Stuff & Emptiness: Of Hollow Rings in Solid Ball-Rooms

When I walk into a room, what do I see?

Let us, for our purposes, stipulate two categories of possible objects: one solid & the other vacuous. The said secernment accomodates the following investigation:

As I enter the ballroom, do I see walls, bodies, furniture? The grand piano, the mingling guests, the cocktail-bar, the bedighted walls, the Christmas Tree draped in red tinsel? Such objects pertain to the first class—substance, stuff, solidity.

Or, poised on the threshold oft the parlour, do I orient rather to the negative space?

Do I sense the space between the walls

& in the doorframe whence my vantage stands?

The hollow bulbs of half-filled champagne-glasses,

The incorporeal air between the needles on an evergreen?

To the same scene, I can orient in sundry ways—one towards stuff, the other towards space. Crucially, how does either orientation affect my posture & experience? Twenty-four-carrot gold has its value. And yet what good is a ring without the empty center? It’s not much of an ornament if a fellow can’t get a finger through it. How useful is a champagne-glass that is not first filled with emptiness? Solid crystal is a sore receptacle for any festive draught. And the parlour itself—what sort of Christmas party might befall inside were there no dimension of vacuity to divide the walls?

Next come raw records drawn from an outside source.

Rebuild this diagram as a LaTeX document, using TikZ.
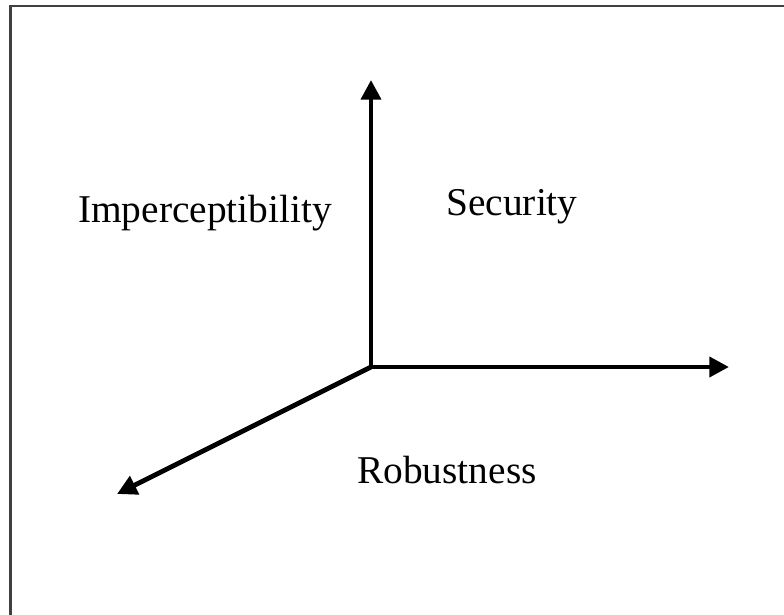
\documentclass[tikz,border=0pt]{standalone}
\usepackage{fontspec}
\setmainfont{Liberation Serif}
\usepackage{tikz}
\usetikzlibrary{arrows.meta,positioning,calc}

\tikzset{
    axis/.style={line width=3.4pt, -{Triangle[length=14pt, width=14pt]}},
    lbl/.style={font=\fontsize{28}{34}\selectfont, anchor=base},
}

\begin{document}
\begin{tikzpicture}[x=0.025cm, y=-0.025cm]
\useasboundingbox (0,0) rectangle (784,615);
% Frame: only top and left edges show
\draw[black!75, line width=1.5pt] (10.5,615) -- (10.5,6) -- (784,6);
% Axes from a common origin
\coordinate (o) at (371,367);
\coordinate (up) at (371,80);
\coordinate (right) at (729,367);
\coordinate (down) at (117,494);
\draw[axis] (o) -- (up);
\draw[axis] (o) -- (right);
\draw[axis, line cap=round] (o) -- (down);
% Labels
\node[lbl] (imp) at (205,223) {Imperceptibility};
\node[lbl] (sec) at (512,216) {Security};
\node[lbl] (rob) at (447,484) {Robustness};
\end{tikzpicture}
\end{document}
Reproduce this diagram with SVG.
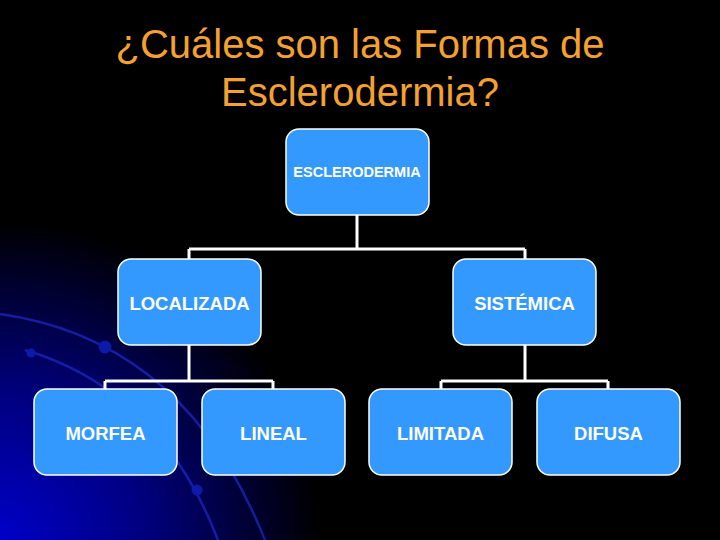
<svg xmlns="http://www.w3.org/2000/svg" width="720" height="540" viewBox="0 0 720 540">
  <defs>
    <radialGradient id="bg" cx="0" cy="540" r="320" gradientUnits="userSpaceOnUse">
      <stop offset="0" stop-color="#0000c8"/>
      <stop offset="0.45" stop-color="#000080"/>
      <stop offset="1" stop-color="#000000"/>
    </radialGradient>
    <style>
      .title { font-family: "Liberation Sans", Arial, sans-serif; font-size: 40px; fill: #f5a130; text-anchor: middle; }
      .box { fill: #3399ff; stroke: #ffffff; stroke-width: 1.5; }
      .lbl { font-family: "Liberation Sans", Arial, sans-serif; font-weight: bold; font-size: 18.5px; fill: #ffffff; text-anchor: middle; }
      .lbl-s { font-size: 14.5px; }
      .conn { fill: none; stroke: #ffffff; stroke-width: 3; }
      .arc { fill: none; stroke: #1c24b8; stroke-width: 2.5; opacity: 0.8; }
      .dot { fill: #0b1aa8; }
    </style>
  </defs>

  <rect width="720" height="540" fill="#000000"/>
  <rect width="720" height="540" fill="url(#bg)"/>

  <g id="decor">
    <path class="arc" d="M 0 314 Q 185 340 265 540"/>
    <path class="arc" d="M 25 350 Q 160 390 218 540"/>
    <circle class="dot" cx="31" cy="353" r="4.5"/>
    <circle class="dot" cx="105" cy="347" r="6.5"/>
    <circle class="dot" cx="197" cy="490" r="5.5"/>
  </g>

  <g id="title">
    <text class="title" x="360" y="58">¿Cuáles son las Formas de</text>
    <text class="title" x="360" y="106">Esclerodermia?</text>
  </g>

  <g id="connectors">
    <path class="conn" d="M 357 215 V 249 M 189 249 H 525 M 189 249 V 259 M 525 249 V 259"/>
    <path class="conn" d="M 189 345 V 381 M 105 381 H 273 M 105 381 V 389 M 273 381 V 389"/>
    <path class="conn" d="M 525 345 V 381 M 441 381 H 608 M 441 381 V 389 M 608 381 V 389"/>
  </g>

  <g id="node-esclerodermia">
    <rect class="box" x="286" y="129" width="143" height="86" rx="13"/>
    <text class="lbl lbl-s" x="357" y="177">ESCLERODERMIA</text>
  </g>
  <g id="node-localizada">
    <rect class="box" x="118" y="259" width="143" height="86" rx="13"/>
    <text class="lbl" x="189.5" y="310">LOCALIZADA</text>
  </g>
  <g id="node-sistemica">
    <rect class="box" x="453" y="259" width="143" height="86" rx="13"/>
    <text class="lbl" x="524.5" y="310">SISTÉMICA</text>
  </g>
  <g id="node-morfea">
    <rect class="box" x="34" y="389" width="143" height="86" rx="13"/>
    <text class="lbl" x="105.5" y="440">MORFEA</text>
  </g>
  <g id="node-lineal">
    <rect class="box" x="202" y="389" width="143" height="86" rx="13"/>
    <text class="lbl" x="273.5" y="440">LINEAL</text>
  </g>
  <g id="node-limitada">
    <rect class="box" x="369" y="389" width="143" height="86" rx="13"/>
    <text class="lbl" x="440.5" y="440">LIMITADA</text>
  </g>
  <g id="node-difusa">
    <rect class="box" x="537" y="389" width="143" height="86" rx="13"/>
    <text class="lbl" x="608.5" y="440">DIFUSA</text>
  </g>
</svg>
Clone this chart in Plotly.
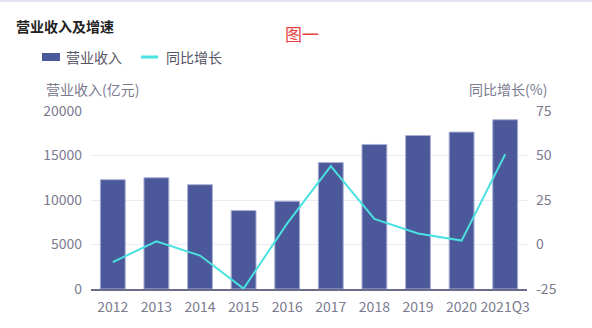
import plotly.graph_objects as go

categories = ["2012", "2013", "2014", "2015", "2016", "2017", "2018", "2019", "2020", "2021Q3"]
revenue = [12280, 12500, 11720, 8810, 9860, 14200, 16240, 17250, 17630, 19020]
growth = [-9.9, 1.8, -6.2, -24.8, 11.9, 44.0, 14.4, 6.2, 2.2, 50.7]
left_ticks = [0, 5000, 10000, 15000, 20000]
left_labels = ["0", "5000", "10000", "15000", "20000"]
right_ticks = [-25, 0, 25, 50, 75]
right_labels = ["-25", "0", "25", "50", "75"]

W, H = 592, 328
ML, MR, MT, MB = 91, 65, 111, 39
PW, PH = W - ML - MR, H - MT - MB

def px(x):
    return (x - ML) / PW

def py(y):
    return (H - MB - y) / PH

FONT = "Noto Sans CJK SC, Microsoft YaHei, sans-serif"
GREY = "#7b7b8f"
BAR = "#4b5899"
LINE = "#4ae1e1"

fig = go.Figure()
fig.add_trace(go.Bar(x=categories, y=revenue, name="营业收入", marker=dict(color=BAR, line=dict(color="#a9b0d4", width=1)), yaxis="y"))
fig.add_trace(go.Scatter(x=categories, y=growth, name="同比增长", mode="lines", line=dict(color=LINE, width=2), yaxis="y2"))

fig.update_layout(
    width=W, height=H,
    margin=dict(l=ML, r=MR, t=MT, b=MB, pad=0),
    paper_bgcolor="white", plot_bgcolor="white",
    font=dict(family=FONT, color=GREY, size=14),
    showlegend=False,
    bargap=0.43,
    title=dict(text="<b>营业收入及增速</b>", x=16 / W, xanchor="left", xref="container",
               y=1 - 27 / H, yanchor="middle", yref="container",
               font=dict(size=14, color="#222222", family=FONT)),
    xaxis=dict(type="category", showline=True, linecolor="#6c6c8a", linewidth=2,
               showgrid=False, ticks="", tickfont=dict(size=14, color=GREY), ticklabelstandoff=4),
    yaxis=dict(range=[0, 20000], tickvals=left_ticks, ticktext=left_labels, showgrid=True,
               gridcolor="#ebebf5", gridwidth=1, zeroline=False, showline=False, ticks="",
               tickfont=dict(size=14, color=GREY), ticklabelstandoff=8),
    yaxis2=dict(range=[-25, 75], tickvals=right_ticks, ticktext=right_labels, overlaying="y", side="right",
                showgrid=False, zeroline=False, showline=False, ticks="",
                tickfont=dict(size=14, color=GREY), ticklabelstandoff=8),
)

# legend drawn manually
fig.add_shape(type="rect", xref="paper", yref="paper", x0=px(42), x1=px(60), y0=py(61), y1=py(53),
              fillcolor=BAR, line=dict(width=0))
fig.add_annotation(text="营业收入", xref="paper", yref="paper", x=px(64), y=py(57), xanchor="left",
                   yanchor="middle", showarrow=False, font=dict(size=14, color="#555566"))
fig.add_shape(type="line", xref="paper", yref="paper", x0=px(141), x1=px(158), y0=py(57), y1=py(57),
              line=dict(color=LINE, width=3))
fig.add_annotation(text="同比增长", xref="paper", yref="paper", x=px(164), y=py(57), xanchor="left",
                   yanchor="middle", showarrow=False, font=dict(size=14, color="#555566"))

# axis titles
fig.add_annotation(text="营业收入(亿元)", xref="paper", yref="paper", x=px(44), y=py(89), xanchor="left",
                   yanchor="middle", showarrow=False, font=dict(size=14, color=GREY))
fig.add_annotation(text="同比增长(%)", xref="paper", yref="paper", x=px(549), y=py(89), xanchor="right",
                   yanchor="middle", showarrow=False, font=dict(size=14, color=GREY))

# red label
fig.add_annotation(text="图一", xref="paper", yref="paper", x=px(283), y=py(33), xanchor="left",
                   yanchor="middle", showarrow=False, font=dict(size=17, color="#e8413f"))

# top border
fig.add_shape(type="line", xref="paper", yref="paper", x0=px(0), x1=px(W), y0=py(1), y1=py(1),
              line=dict(color="#e4e4f0", width=2))

fig.write_html("out.html")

Stuff represents security; space the symbolic potential for action.

For our purposes as movers, solidity is spoken-for, as it were: I have never yet met a fellow who traverses even the ricketiest of solid walls. Space, conversely, remains the frontier for kinetic possibility.

A perception of space is a skillful means towards ease & openness of posture. When I appreciate the envelope of emptiness about me, I feel my shoulders relax, my neck straighten, & my breath expand to the omnidirectional horizon. But don’t necessarily (dis)believe my testimony on the matter—try for yourself! The world provides all the instruction we need, if only we are willing to listen to our experience.